Anthropic says auto mode's classifier scans for signs of injection. How well it works in practice is exactly what a research preview is supposed to find out.
Activation and cost
Developers enable auto mode with claude --enable-auto-mode, then toggle it with Shift+Tab. In VS Code and the desktop app, it's a settings toggle plus a dropdown. Enterprise admins can disable it organization-wide via MDM or managed settings. The feature works with Sonnet 4.6 and Opus 4.6.
There's a cost dimension Anthropic is being vague about. The additional classification step increases token consumption, latency, and expense on every tool call. No published numbers. For a developer working interactively, the overhead is probably negligible. For teams running automated pipelines or overnight batch jobs, the delta could add up fast. And Anthropic charging more tokens per action while also recommending you run everything in a throwaway container is a combination that will make some engineering managers wince.
Where this fits
Auto mode arrives alongside Claude Code Review and Dispatch for Cowork, part of a clear push toward more autonomous AI in the development workflow. GitHub Copilot Workspace and OpenAI's coding tools are headed in the same direction, but auto mode is distinctive because it shifts the permission decision itself to the AI. Not just "should I write this code" but "should I be allowed to execute this command."
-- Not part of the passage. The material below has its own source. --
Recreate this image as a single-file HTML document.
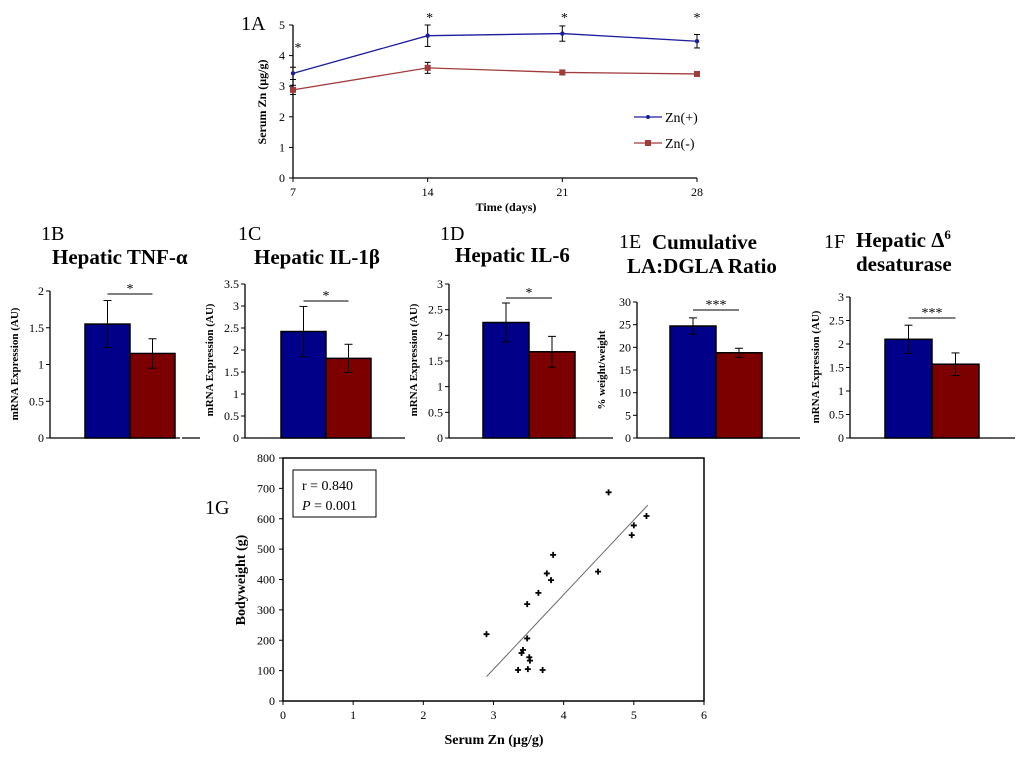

I'm not convinced most developers will be comfortable with that distinction yet. But the ones already using --dangerously-skip-permissions daily have made a more aggressive version of that bet with zero safety net. Auto mode is, at minimum, a net in progress. Whether the classifier is good enough to trust outside a sandbox is the question Anthropic is explicitly punting to the research preview.
Team plan users can access it now. Enterprise and API access should follow within days. GitHub already has open issues from users who can't get it working, which is par for the course with a research preview but worth watching.